There is a fine line between missing and yearning, hoping and craving, wishing and pining.
Our Arabic word of the week, shawq, straddles that fraught emotional terrain.
Often translated as longing, it is also useful in describing feelings as tender as they are fiery and it has a way of going to the heart of the matter.
No wonder it’s a word loved by creative people.
Shawq is a key driver of Hammour Ziada's 2014 Naguib Mahfouz Prize winning novel, Shawq Al Darwish (The Longing of the Dervish), about the journey of a former slave set free from prison in 19th-century Sudan.
In her epic 1965 song Aqollak eh an El Shawq (What Can I Tell You About Longing?), Egyptian singer Umm Kulthum dissects some of the states shawq inspires.

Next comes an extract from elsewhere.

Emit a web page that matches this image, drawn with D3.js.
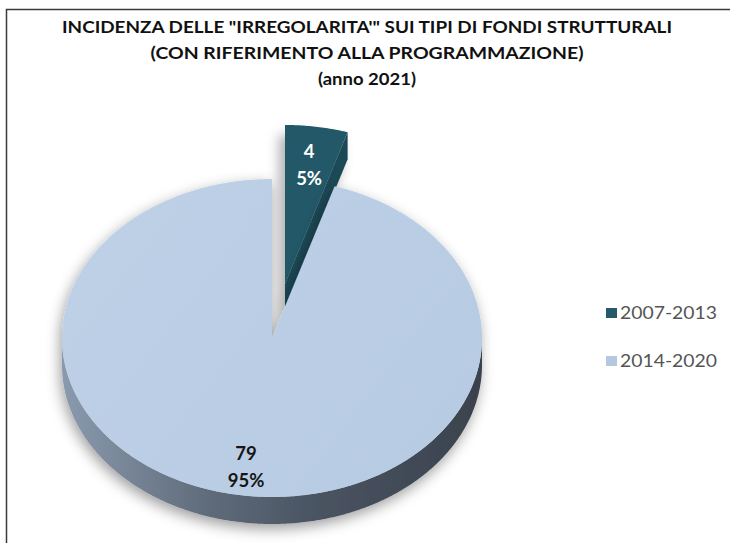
<!DOCTYPE html>
<html><head><meta charset="utf-8">
<script src="https://cdn.jsdelivr.net/npm/d3@7/dist/d3.min.js"></script>
<style>html,body{margin:0;padding:0;background:#fff;}svg{display:block;}</style>
</head><body>
<svg id="chart" width="730" height="543"></svg>
<script>
const titleLines = ['INCIDENZA DELLE "IRREGOLARITA\'"  SUI TIPI DI FONDI STRUTTURALI', '(CON RIFERIMENTO ALLA PROGRAMMAZIONE)', '(anno 2021)'];
const categories = ["2007-2013", "2014-2020"];
const values = [4, 79];
const sliceColors = ["#215868", "#b9cde5"];

const svg = d3.select("#chart");
const defs = svg.append("defs");

// border
svg.append("rect").attr("x", 6.5).attr("y", 9.5).attr("width", 740).attr("height", 560)
  .attr("fill", "#fff").attr("stroke", "#3a3a3a").attr("stroke-width", 1.5);

// title
const titleWidths = [610, 433, 98];
const titleBase = [33, 59, 85];
svg.append("g").selectAll("text").data(titleLines).join("text")
  .attr("x", 367).attr("y", (d, i) => titleBase[i])
  .attr("text-anchor", "middle")
  .attr("textLength", (d, i) => titleWidths[i]).attr("lengthAdjust", "spacingAndGlyphs")
  .style("font-family", "Lato, 'Open Sans', sans-serif").style("font-weight", 700).style("font-size", "17.5px")
  .style("fill", "#111").text(d => d);

// filters
const f1 = defs.append("filter").attr("id", "shBig").attr("x", "-20%").attr("y", "-20%").attr("width", "140%").attr("height", "140%");
f1.append("feDropShadow").attr("dx", -2).attr("dy", 5).attr("stdDeviation", 7).attr("flood-color", "#000").attr("flood-opacity", 0.38);
const f2 = defs.append("filter").attr("id", "shSmall").attr("x", "-60%").attr("y", "-30%").attr("width", "220%").attr("height", "160%");
f2.append("feDropShadow").attr("dx", -6).attr("dy", 10).attr("stdDeviation", 6).attr("flood-color", "#000").attr("flood-opacity", 0.3);

// gradients
const gSide = defs.append("linearGradient").attr("id", "sideGrad").attr("gradientUnits", "userSpaceOnUse")
  .attr("x1", 62).attr("y1", 0).attr("x2", 482).attr("y2", 0);
[["0%", "#8a9aae"], ["35%", "#5f6b7a"], ["60%", "#4a5462"], ["100%", "#3a424d"]]
  .forEach(s => gSide.append("stop").attr("offset", s[0]).attr("stop-color", s[1]));
const gTop = defs.append("linearGradient").attr("id", "topGrad").attr("gradientUnits", "userSpaceOnUse")
  .attr("x1", 62).attr("y1", 180).attr("x2", 482).attr("y2", 500);
[["0%", "#bed1e7"], ["100%", "#b6cae2"]].forEach(s => gTop.append("stop").attr("offset", s[0]).attr("stop-color", s[1]));

// geometry
const cx = 272, cy = 338, rx = 210, ry = 159, depth = 27;
const explode = [[13, -54], [0, 0]];
const labelR = [0.76, 0.82];

const pie = d3.pie().sort(null).value(d => d.value).startAngle(0).endAngle(2 * Math.PI);
const arcs = pie(categories.map((c, i) => ({ cat: c, value: values[i], i })));
const total = d3.sum(values);
const pct = d3.format(".0%");

function pt(a, r, o, dz) { return [cx + o[0] + r * rx * Math.sin(a), cy + o[1] - r * ry * Math.cos(a) + (dz || 0)]; }
function rim(a0, a1, o, dz) {
  const n = Math.max(2, Math.ceil(Math.abs(a1 - a0) / 0.01));
  return d3.range(n + 1).map(k => pt(a0 + (a1 - a0) * k / n, 1, o, dz));
}
const line = d3.line();
function topPath(d, o) { return line([pt(0, 0, o)].concat(rim(d.startAngle, d.endAngle, o))) + "Z"; }
function sidePath(d, o) {
  const a0 = Math.max(d.startAngle, Math.PI / 2), a1 = Math.min(d.endAngle, 3 * Math.PI / 2);
  if (a1 <= a0) return null;
  return line(rim(a0, a1, o, 0).concat(rim(a1, a0, o, depth))) + "Z";
}
function radialPath(a, o) {
  return line([pt(0, 0, o), pt(a, 1, o), pt(a, 1, o, depth), pt(0, 0, o, depth)]) + "Z";
}

// small exploded slice (behind)
const small = arcs[0], big = arcs[1];
const gs = svg.append("g").attr("filter", "url(#shSmall)");
gs.append("path").attr("d", radialPath(small.endAngle, explode[0])).attr("fill", "#1a4856");
gs.append("path").attr("d", topPath(small, explode[0])).attr("fill", sliceColors[0]);

// big slice
const gb = svg.append("g").attr("filter", "url(#shBig)");
gb.append("path").attr("d", sidePath(big, explode[1])).attr("fill", "url(#sideGrad)");
gb.append("path").attr("d", topPath(big, explode[1])).attr("fill", "url(#topGrad)");

// labels
const labelColors = ["#ffffff", "#161616"];
arcs.forEach((d, i) => {
  const mid = (d.startAngle + d.endAngle) / 2;
  const p = pt(mid, labelR[i], explode[i]);
  const t = svg.append("text").attr("x", p[0]).attr("text-anchor", "middle")
    .style("font-family", "Lato, 'Open Sans', sans-serif").style("font-weight", 700).style("font-size", "18.5px")
    .style("fill", labelColors[i]);
  t.append("tspan").attr("x", p[0]).attr("y", p[1] - 7).text(d.data.value);
  t.append("tspan").attr("x", p[0]).attr("y", p[1] + 20).text(pct(d.data.value / total));
});

// legend
const leg = svg.append("g").selectAll("g").data(categories).join("g")
  .attr("transform", (d, i) => `translate(606,${308 + i * 48})`);
const legColors = ["#245a6b", "#b4c9e1"];
leg.append("rect").attr("width", 11).attr("height", 10).attr("fill", (d, i) => legColors[i]);
leg.append("text").attr("x", 14).attr("y", 11).attr("textLength", 97).attr("lengthAdjust", "spacingAndGlyphs")
  .style("font-family", "Lato, 'Open Sans', sans-serif").style("font-size", "18px").style("fill", "#555")
  .text(d => d);
</script>
</body></html>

“What can I tell you and who else feels me, except you?” she sings.
“My nights in loving you, I stay all night and think. And whatever I tell you, there is much more in my heart.”
Umm Kulthum is right, because shawq is also used to describe various shades of love, from a mere keenness to a burning desire.

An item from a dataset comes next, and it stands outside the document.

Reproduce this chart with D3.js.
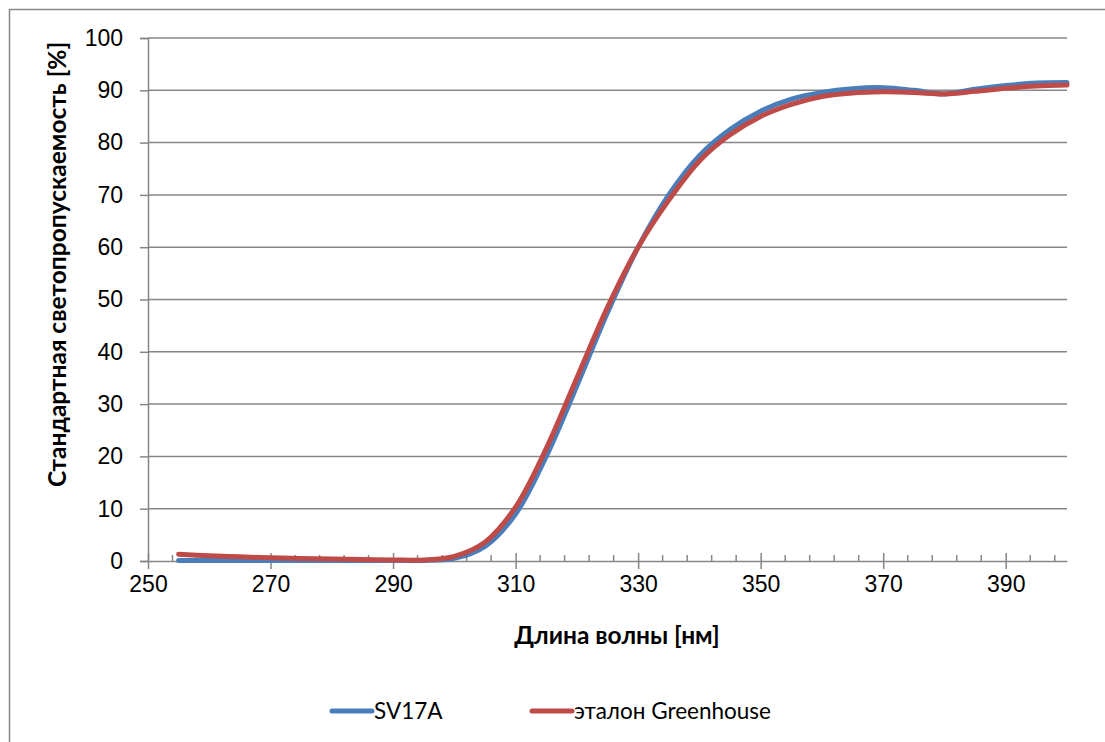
<!DOCTYPE html>
<meta charset="utf-8">
<style>
  body { margin: 0; background: #fff; }
  svg { font-family: Lato, "Open Sans", sans-serif; }
  .grid line { stroke: #868686; stroke-width: 1.5; }
  .frame { fill: none; stroke: #868686; stroke-width: 1.5; }
  .tick text { fill: #000; }
</style>
<body>
<script src="https://cdn.jsdelivr.net/npm/d3@7"></script>
<script>
  // wavelengths, nm
  var wavelengths = [255, 260, 265, 270, 275, 280, 285, 290, 295, 300, 305, 310, 315, 320, 325,
    330, 335, 340, 345, 350, 355, 360, 365, 370, 375, 380, 385, 390, 395, 400];

  // SV17A
  var sv17a = [0.1, 0.1, 0.1, 0.1, 0.1, 0.1, 0.1, 0.1, 0.1, 0.5, 2.8, 9.0, 20.0, 33.5, 47.5,
    60.0, 70.0, 77.5, 82.5, 86.0, 88.3, 89.6, 90.3, 90.5, 90.0, 89.3, 90.2, 90.9, 91.4, 91.5];

  // эталон Greenhouse
  var greenhouse = [1.3, 1.0, 0.8, 0.6, 0.5, 0.4, 0.3, 0.2, 0.2, 0.9, 3.6, 10.3, 21.5, 35.0, 48.5,
    60.0, 69.0, 76.5, 81.5, 85.0, 87.3, 88.8, 89.5, 89.7, 89.6, 89.3, 89.8, 90.4, 90.8, 91.0];

  var seriesNames = ["SV17A", "эталон Greenhouse"];
  var seriesColors = ["#4a7ebb", "#be4b48"];
  var xTicks = [250, 270, 290, 310, 330, 350, 370, 390];
  var yTicks = [0, 10, 20, 30, 40, 50, 60, 70, 80, 90, 100];

  var width = 1105, height = 742;
  // plot area
  var pLeft = 148, pRight = 1067, pTop = 38, pBottom = 561;

  var svg = d3.select("body").append("svg")
    .attr("width", width)
    .attr("height", height);

  svg.append("rect").attr("width", width).attr("height", height).attr("fill", "#fff");

  // chart frame, runs off the right and bottom
  svg.append("rect")
    .attr("class", "frame")
    .attr("x", 9.5)
    .attr("y", 9.5)
    .attr("width", 1200)
    .attr("height", 900);

  var x = d3.scaleLinear().domain([250, 400]).range([pLeft, pRight]);
  var y = d3.scaleLinear().domain([0, 100]).range([pBottom, pTop]);

  // horizontal gridlines
  svg.append("g")
    .attr("class", "grid")
    .selectAll("line")
    .data(yTicks.slice(1))
    .enter().append("line")
    .attr("x1", pLeft).attr("x2", pRight)
    .attr("y1", function (d) { return y(d); })
    .attr("y2", function (d) { return y(d); });

  // y axis
  var yAxis = d3.axisLeft(y).tickValues(yTicks).tickSize(8).tickPadding(17);
  var gy = svg.append("g")
    .attr("transform", "translate(" + pLeft + ",0)")
    .call(yAxis);
  gy.select(".domain").attr("stroke", "#868686").attr("stroke-width", 1.5);
  gy.selectAll(".tick line").attr("stroke", "#868686").attr("stroke-width", 1.5);
  gy.selectAll(".tick text").attr("font-size", 23);

  // x axis: minor ticks inside, major ticks crossing
  var minor = d3.range(254, 400, 4).filter(function (d) { return (d - 250) % 20 !== 0; });
  svg.append("g")
    .selectAll("line")
    .data(minor)
    .enter().append("line")
    .attr("x1", function (d) { return x(d); })
    .attr("x2", function (d) { return x(d); })
    .attr("y1", pBottom - 6).attr("y2", pBottom)
    .attr("stroke", "#868686").attr("stroke-width", 1.5);

  var xAxis = d3.axisBottom(x).tickValues(xTicks).tickSize(8).tickPadding(7).tickSizeOuter(0);
  var gx = svg.append("g")
    .attr("transform", "translate(0," + pBottom + ")")
    .call(xAxis);
  gx.select(".domain").attr("stroke", "#868686").attr("stroke-width", 1.5);
  gx.selectAll(".tick line").attr("stroke", "#868686").attr("stroke-width", 1.5).attr("y1", -8);
  gx.selectAll(".tick text").attr("font-size", 23);

  // lines
  var line = d3.line()
    .x(function (d) { return x(d[0]); })
    .y(function (d) { return y(d[1]); })
    .curve(d3.curveCatmullRom);

  [sv17a, greenhouse].forEach(function (vals, i) {
    svg.append("path")
      .datum(wavelengths.map(function (w, k) { return [w, vals[k]]; }))
      .attr("fill", "none")
      .attr("stroke", seriesColors[i])
      .attr("stroke-width", 5)
      .attr("stroke-linejoin", "round")
      .attr("stroke-linecap", "round")
      .attr("d", line);
  });

  // axis titles
  svg.append("text")
    .attr("x", 617)
    .attr("y", 644)
    .attr("text-anchor", "middle")
    .attr("font-weight", "bold")
    .attr("font-size", 24.5)
    .text("Длина волны [нм]");

  svg.append("text")
    .attr("transform", "translate(66," + ((pTop + pBottom) / 2 - 35) + ") rotate(-90)")
    .attr("text-anchor", "middle")
    .attr("font-weight", "bold")
    .attr("font-size", 24.5)
    .text("Стандартная светопропускаемость [%]");

  // legend
  var legendX = [330, 530];
  var lg = svg.append("g").selectAll("g")
    .data(seriesNames)
    .enter().append("g")
    .attr("transform", function (d, i) { return "translate(" + legendX[i] + ",711)"; });
  lg.append("line")
    .attr("x1", 2).attr("x2", 42)
    .attr("stroke", function (d, i) { return seriesColors[i]; })
    .attr("stroke-width", 5)
    .attr("stroke-linecap", "round");
  lg.append("text")
    .attr("x", 44)
    .attr("dy", "0.35em")
    .attr("font-size", 22.5)
    .text(function (d) { return d; });
</script>
</body>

However, it also applies to loss or anguish brought on by everyday life.
Shawq ila al watan means missing your homeland.
Al bou'ed yazeed al shawq is the Arabic translation of the popular phrase "absence makes the heart grow fonder".

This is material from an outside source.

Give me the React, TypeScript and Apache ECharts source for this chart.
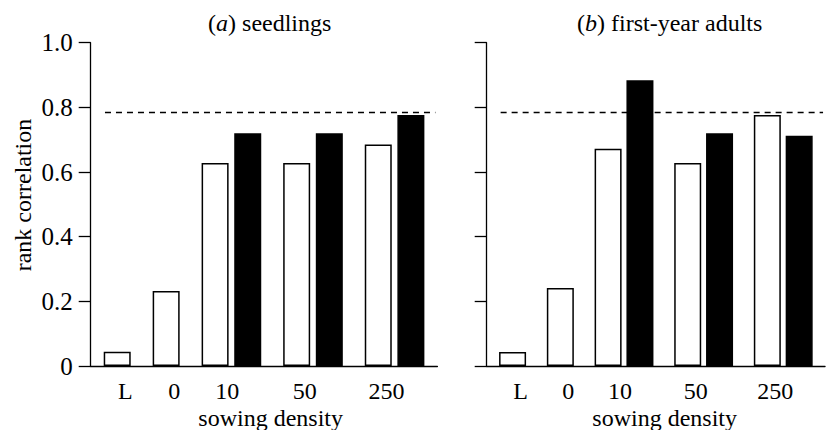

And if you are tormented by legal proceedings, you are experiencing tabareeh al shawq.
Shawq also has several related words — in terms of root letters used — that throw up equally compelling notions.
Meshaweq almost acts like a harbinger to shawq as it defines feelings of initial interest and fascination.
The Arabic version of the expression "grab you by the throat" is mushawweq jiddan.
Shaq is what happens when the sweetness of shawq sours, meaning troublesome, severe, onerous or heavy.
Deep and dynamic, shawq is a word describing a myriad of emotions, while also retaining its own distinctive meaning and feel.